■ **DATA EXCERPT**:

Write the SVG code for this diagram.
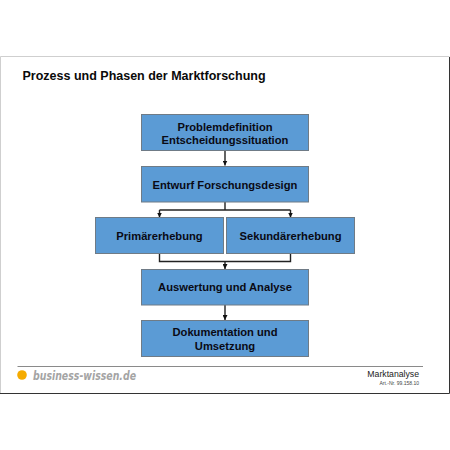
<svg xmlns="http://www.w3.org/2000/svg" width="450" height="450" viewBox="0 0 450 450">
<defs>
<marker id="arrow" markerUnits="userSpaceOnUse" markerWidth="6" markerHeight="5" refX="5" refY="2.5" orient="auto"><path d="M0,0L5,2.5L0,5z" fill="#111"/></marker>
</defs>
<style>
text{font-family:"Liberation Sans",Arial,sans-serif}
.box{fill:#5b9bd5;stroke:#6f7b86;stroke-width:1}
.lbl{font-size:11.2px;font-weight:bold;fill:#0a0a14;text-anchor:middle}
.con{fill:none;stroke:#222;stroke-width:1.4}
</style>
<rect width="450" height="450" fill="#fff"/>
<path d="M0.5,393V56.500H449.500" fill="none" stroke="#cfcfcf" stroke-width="1"/>
<path d="M0,393.500H449.500V57" fill="none" stroke="#333" stroke-width="1"/>
<text x="22.500" y="80" font-size="12.500" font-weight="bold" fill="#0a0a0a">Prozess und Phasen der Marktforschung</text>
<g id="connectors">
<path class="con" d="M225,151V165.500" marker-end="url(#arrow)"/>
<path class="con" d="M225,202V210"/>
<path class="con" d="M159.500,210H290.500"/>
<path class="con" d="M159.500,210V217.500" marker-end="url(#arrow)"/>
<path class="con" d="M290.500,210V217.500" marker-end="url(#arrow)"/>
<path class="con" d="M159.500,253V261.500H290.500V253"/>
<path class="con" d="M225,261.500V269" marker-end="url(#arrow)"/>
<path class="con" d="M225,305V320" marker-end="url(#arrow)"/>
</g>
<g id="node-problem"><rect class="box" x="141.500" y="114.500" width="167" height="36"/><text class="lbl" x="225" y="130.500">Problemdefinition</text><text class="lbl" x="225" y="144">Entscheidungssituation</text></g>
<g id="node-entwurf"><rect class="box" x="141.500" y="166.500" width="167" height="35.500"/><text class="lbl" x="225" y="188.500">Entwurf Forschungsdesign</text></g>
<g id="node-primaer"><rect class="box" x="95.500" y="217.500" width="128" height="36"/><text class="lbl" x="159.500" y="240">Primärerhebung</text></g>
<g id="node-sekundaer"><rect class="box" x="226.500" y="217.500" width="128" height="36"/><text class="lbl" x="290.500" y="240">Sekundärerhebung</text></g>
<g id="node-auswertung"><rect class="box" x="141.500" y="269.500" width="167" height="35.500"/><text class="lbl" x="225" y="291">Auswertung und Analyse</text></g>
<g id="node-doku"><rect class="box" x="141.500" y="320.500" width="167" height="36"/><text class="lbl" x="225" y="336">Dokumentation und</text><text class="lbl" x="225" y="350">Umsetzung</text></g>
<path d="M17.500,366.500H423" stroke="#8a8a8a" stroke-width="1"/>
<circle cx="22" cy="375" r="4.800" fill="#f5ab00"/>
<text x="33" y="380" style="font-family:'DejaVu Sans',sans-serif" font-size="11.500" font-style="italic" font-weight="bold" fill="#a4a4a4" textLength="103" lengthAdjust="spacingAndGlyphs">business-wissen.de</text>
<text x="419" y="377" font-size="8.700" text-anchor="end" fill="#222">Marktanalyse</text>
<text x="419" y="384.500" font-size="5" text-anchor="end" fill="#444">Art.-Nr. 99.158.10</text>
</svg>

■ **PROBLEM REQUIREMENTS**:
Leave the pictures out and copy the rest of the data exactly.

■ **RESPONSE TO THE EXERCISE**:
Write the SVG code for this diagram.
<svg xmlns="http://www.w3.org/2000/svg" width="450" height="450" viewBox="0 0 450 450">
<defs>
<marker id="arrow" markerUnits="userSpaceOnUse" markerWidth="6" markerHeight="5" refX="5" refY="2.5" orient="auto"><path d="M0,0L5,2.5L0,5z" fill="#111"/></marker>
</defs>
<style>
text{font-family:"Liberation Sans",Arial,sans-serif}
.box{fill:#5b9bd5;stroke:#6f7b86;stroke-width:1}
.lbl{font-size:11.2px;font-weight:bold;fill:#0a0a14;text-anchor:middle}
.con{fill:none;stroke:#222;stroke-width:1.4}
</style>
<rect width="450" height="450" fill="#fff"/>
<path d="M0.5,393V56.500H449.500" fill="none" stroke="#cfcfcf" stroke-width="1"/>
<path d="M0,393.500H449.500V57" fill="none" stroke="#333" stroke-width="1"/>
<text x="22.500" y="80" font-size="12.500" font-weight="bold" fill="#0a0a0a">Prozess und Phasen der Marktforschung</text>
<g id="connectors">
<path class="con" d="M225,151V165.500" marker-end="url(#arrow)"/>
<path class="con" d="M225,202V210"/>
<path class="con" d="M159.500,210H290.500"/>
<path class="con" d="M159.500,210V217.500" marker-end="url(#arrow)"/>
<path class="con" d="M290.500,210V217.500" marker-end="url(#arrow)"/>
<path class="con" d="M159.500,253V261.500H290.500V253"/>
<path class="con" d="M225,261.500V269" marker-end="url(#arrow)"/>
<path class="con" d="M225,305V320" marker-end="url(#arrow)"/>
</g>
<g id="node-problem"><rect class="box" x="141.500" y="114.500" width="167" height="36"/><text class="lbl" x="225" y="130.500">Problemdefinition</text><text class="lbl" x="225" y="144">Entscheidungssituation</text></g>
<g id="node-entwurf"><rect class="box" x="141.500" y="166.500" width="167" height="35.500"/><text class="lbl" x="225" y="188.500">Entwurf Forschungsdesign</text></g>
<g id="node-primaer"><rect class="box" x="95.500" y="217.500" width="128" height="36"/><text class="lbl" x="159.500" y="240">Primärerhebung</text></g>
<g id="node-sekundaer"><rect class="box" x="226.500" y="217.500" width="128" height="36"/><text class="lbl" x="290.500" y="240">Sekundärerhebung</text></g>
<g id="node-auswertung"><rect class="box" x="141.500" y="269.500" width="167" height="35.500"/><text class="lbl" x="225" y="291">Auswertung und Analyse</text></g>
<g id="node-doku"><rect class="box" x="141.500" y="320.500" width="167" height="36"/><text class="lbl" x="225" y="336">Dokumentation und</text><text class="lbl" x="225" y="350">Umsetzung</text></g>
<path d="M17.500,366.500H423" stroke="#8a8a8a" stroke-width="1"/>
<circle cx="22" cy="375" r="4.800" fill="#f5ab00"/>
<text x="33" y="380" style="font-family:'DejaVu Sans',sans-serif" font-size="11.500" font-style="italic" font-weight="bold" fill="#a4a4a4" textLength="103" lengthAdjust="spacingAndGlyphs">business-wissen.de</text>
<text x="419" y="377" font-size="8.700" text-anchor="end" fill="#222">Marktanalyse</text>
<text x="419" y="384.500" font-size="5" text-anchor="end" fill="#444">Art.-Nr. 99.158.10</text>
</svg>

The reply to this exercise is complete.